Carolyn Banks, 48, a former blackjack dealer looking for work, said she believes she got a less attractive loan package because of her race.
She said she refinanced with an adjustable-rate mortgage so that she could pay off her car loan while she was working. The adjustable rate mortgage currently bears an 11 percent or 12 percent rate, about twice the interest rate she was paying under a fixed-rate loan.
Banks said she was concerned that the adjustable rate could be increased to a maximum of 23 percent. But the lender, who she believes was a mortgage broker, assured her that she could refinance in a few months.
Her monthly payment jumped to $1,600 without insurance or taxes from $1,200 including insurance and taxes, Banks said.
Numerous lenders have told her she cannot qualify for a new loan now. She fears she will lose the house if she cannot refinance before the mortgage rate is adjusted next summer.
Cook said his monthly payment is still about $1,160, but he fears he cannot afford the monthly payments when the mortgage is adjusted in 2009.
Cook, a former craps dealer, said he is three months late in mortgage payments.

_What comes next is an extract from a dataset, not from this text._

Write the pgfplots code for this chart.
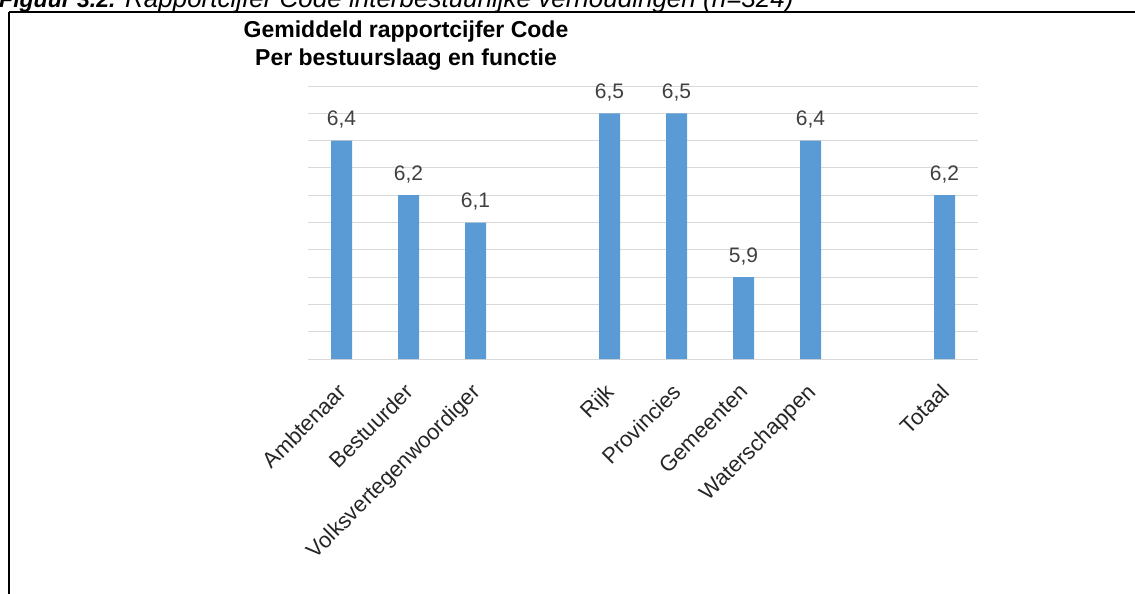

He moved his business office to his home to save expenses. Chase, however, is unwilling to negotiate lower payments and now demands payment of $1,100 in attorney fees, he said.
"It's been terrible. It's been like a nightmare talking to these people," Cook said. "They don't care."
Chase spokesman Thomas Kelly said: "We are willing to work with borrowers. We want to be in the business of lending money. We don't want to be in the business of owning houses."
Chase established the Home Ownership Preservation Office, he said, to work with organizations such as ACORN to help borrowers keep their homes.